- _Problem description_
Copy everything in the listing below word for word, apart from any images.

- _Information supplied_
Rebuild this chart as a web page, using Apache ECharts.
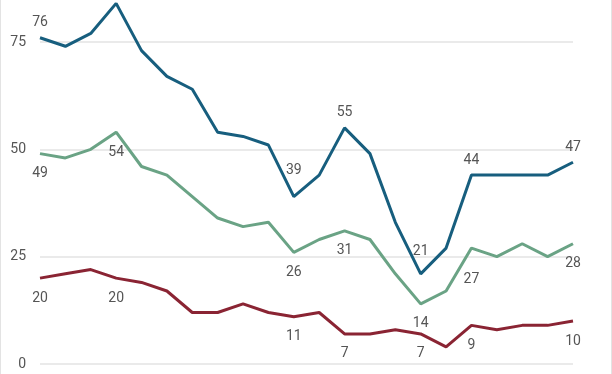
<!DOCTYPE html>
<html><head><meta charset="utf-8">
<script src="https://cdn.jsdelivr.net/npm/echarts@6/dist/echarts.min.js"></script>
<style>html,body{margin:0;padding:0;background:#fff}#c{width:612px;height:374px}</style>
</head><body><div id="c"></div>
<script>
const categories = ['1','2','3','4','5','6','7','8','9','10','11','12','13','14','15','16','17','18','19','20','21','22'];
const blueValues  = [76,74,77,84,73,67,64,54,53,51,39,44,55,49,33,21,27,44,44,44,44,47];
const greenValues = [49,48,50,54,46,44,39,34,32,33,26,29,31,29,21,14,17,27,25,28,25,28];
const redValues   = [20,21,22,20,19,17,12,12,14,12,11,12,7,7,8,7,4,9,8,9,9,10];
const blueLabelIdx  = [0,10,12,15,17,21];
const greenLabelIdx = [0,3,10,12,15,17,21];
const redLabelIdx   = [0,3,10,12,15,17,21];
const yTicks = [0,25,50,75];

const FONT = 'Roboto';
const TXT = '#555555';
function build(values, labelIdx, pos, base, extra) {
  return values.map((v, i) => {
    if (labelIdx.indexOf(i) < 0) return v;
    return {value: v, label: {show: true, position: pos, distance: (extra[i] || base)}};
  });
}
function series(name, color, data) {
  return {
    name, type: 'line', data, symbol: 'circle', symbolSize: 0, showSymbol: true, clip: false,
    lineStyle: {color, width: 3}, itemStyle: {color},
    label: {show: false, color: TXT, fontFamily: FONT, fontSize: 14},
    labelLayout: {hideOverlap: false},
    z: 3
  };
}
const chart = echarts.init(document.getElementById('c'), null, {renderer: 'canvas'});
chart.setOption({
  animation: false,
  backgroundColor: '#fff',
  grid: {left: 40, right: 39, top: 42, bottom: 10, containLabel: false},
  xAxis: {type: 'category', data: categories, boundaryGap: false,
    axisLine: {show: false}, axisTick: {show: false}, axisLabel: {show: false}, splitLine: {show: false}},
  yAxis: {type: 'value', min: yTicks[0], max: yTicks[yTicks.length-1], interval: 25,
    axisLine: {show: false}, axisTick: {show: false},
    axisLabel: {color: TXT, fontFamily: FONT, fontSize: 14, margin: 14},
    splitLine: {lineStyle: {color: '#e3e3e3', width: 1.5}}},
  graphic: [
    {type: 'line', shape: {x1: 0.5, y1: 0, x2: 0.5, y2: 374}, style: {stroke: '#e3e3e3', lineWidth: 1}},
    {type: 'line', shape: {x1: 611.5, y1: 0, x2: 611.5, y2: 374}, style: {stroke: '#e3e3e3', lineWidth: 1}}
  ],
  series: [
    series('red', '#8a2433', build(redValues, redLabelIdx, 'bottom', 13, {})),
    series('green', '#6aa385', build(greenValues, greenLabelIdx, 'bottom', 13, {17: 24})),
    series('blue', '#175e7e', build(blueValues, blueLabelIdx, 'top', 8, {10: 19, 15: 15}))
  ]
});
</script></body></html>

- _Written response_
Rebuild this chart as a web page, using Apache ECharts.
<!DOCTYPE html>
<html><head><meta charset="utf-8">
<script src="https://cdn.jsdelivr.net/npm/echarts@6/dist/echarts.min.js"></script>
<style>html,body{margin:0;padding:0;background:#fff}#c{width:612px;height:374px}</style>
</head><body><div id="c"></div>
<script>
const categories = ['1','2','3','4','5','6','7','8','9','10','11','12','13','14','15','16','17','18','19','20','21','22'];
const blueValues  = [76,74,77,84,73,67,64,54,53,51,39,44,55,49,33,21,27,44,44,44,44,47];
const greenValues = [49,48,50,54,46,44,39,34,32,33,26,29,31,29,21,14,17,27,25,28,25,28];
const redValues   = [20,21,22,20,19,17,12,12,14,12,11,12,7,7,8,7,4,9,8,9,9,10];
const blueLabelIdx  = [0,10,12,15,17,21];
const greenLabelIdx = [0,3,10,12,15,17,21];
const redLabelIdx   = [0,3,10,12,15,17,21];
const yTicks = [0,25,50,75];

const FONT = 'Roboto';
const TXT = '#555555';
function build(values, labelIdx, pos, base, extra) {
  return values.map((v, i) => {
    if (labelIdx.indexOf(i) < 0) return v;
    return {value: v, label: {show: true, position: pos, distance: (extra[i] || base)}};
  });
}
function series(name, color, data) {
  return {
    name, type: 'line', data, symbol: 'circle', symbolSize: 0, showSymbol: true, clip: false,
    lineStyle: {color, width: 3}, itemStyle: {color},
    label: {show: false, color: TXT, fontFamily: FONT, fontSize: 14},
    labelLayout: {hideOverlap: false},
    z: 3
  };
}
const chart = echarts.init(document.getElementById('c'), null, {renderer: 'canvas'});
chart.setOption({
  animation: false,
  backgroundColor: '#fff',
  grid: {left: 40, right: 39, top: 42, bottom: 10, containLabel: false},
  xAxis: {type: 'category', data: categories, boundaryGap: false,
    axisLine: {show: false}, axisTick: {show: false}, axisLabel: {show: false}, splitLine: {show: false}},
  yAxis: {type: 'value', min: yTicks[0], max: yTicks[yTicks.length-1], interval: 25,
    axisLine: {show: false}, axisTick: {show: false},
    axisLabel: {color: TXT, fontFamily: FONT, fontSize: 14, margin: 14},
    splitLine: {lineStyle: {color: '#e3e3e3', width: 1.5}}},
  graphic: [
    {type: 'line', shape: {x1: 0.5, y1: 0, x2: 0.5, y2: 374}, style: {stroke: '#e3e3e3', lineWidth: 1}},
    {type: 'line', shape: {x1: 611.5, y1: 0, x2: 611.5, y2: 374}, style: {stroke: '#e3e3e3', lineWidth: 1}}
  ],
  series: [
    series('red', '#8a2433', build(redValues, redLabelIdx, 'bottom', 13, {})),
    series('green', '#6aa385', build(greenValues, greenLabelIdx, 'bottom', 13, {17: 24})),
    series('blue', '#175e7e', build(blueValues, blueLabelIdx, 'top', 8, {10: 19, 15: 15}))
  ]
});
</script></body></html>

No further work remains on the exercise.